Horowitz Lab Publishes in PNAS
Proteins are the worker bees of all of the cells that make up our bodies. The proper folding of proteins is essential for the functioning of all cellular processes, and mistakes in the folding process can lead to disease. While nucleic acids (RNA and DNA) have long been known to play a role in protein folding, their direct impact on the process was unclear. A recent academic paper proposes that G-quadruplexes, a type of nucleic acid, can trigger protein folding, illuminating a new strategy for maintaining the health of the proteome.
The paper, G-quadruplexes rescuing protein folding, reports on the results of in vitro protein folding experiments that demonstrate that G-quadruplexes can accelerate protein folding by rescuing intermediates trapped during the process.
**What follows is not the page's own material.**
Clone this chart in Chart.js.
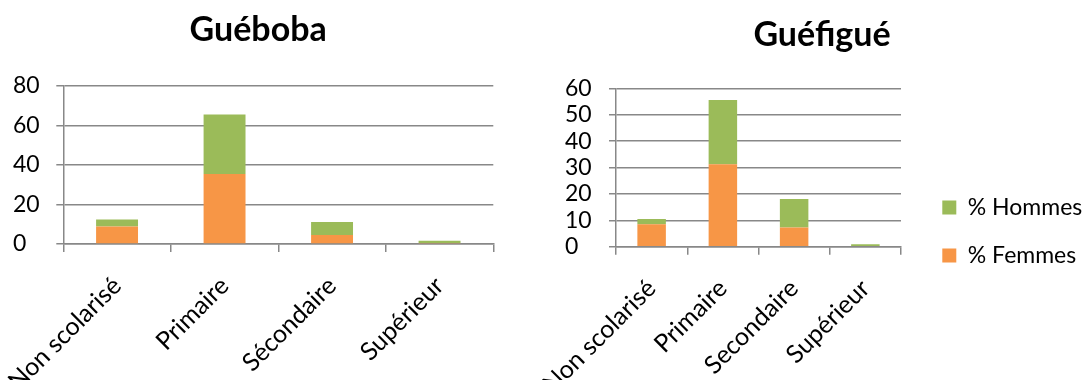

Time-course folding experiments conducted in Escherichia coli further demonstrate that these G-quadruplexes primarily improve protein folding quality in E. coli, instead of indirectly affecting the process. These findings suggest that short nucleic acids like G-quadruplexes can have a considerable impact on dictating the ultimate folding fate of proteins.
This discovery is significant in the field of healthcare because correctly managing protein folding and aggregation is critical to cellular health. Mistakes in these processes can lead to various diseases, including Alzheimer's and Parkinson's disease. The paper's findings open the possibility of using nucleic acids and ATP-independent chaperones to maintain the health of the proteome, broadening the set of strategies that can be used by the cell to guide protein folding.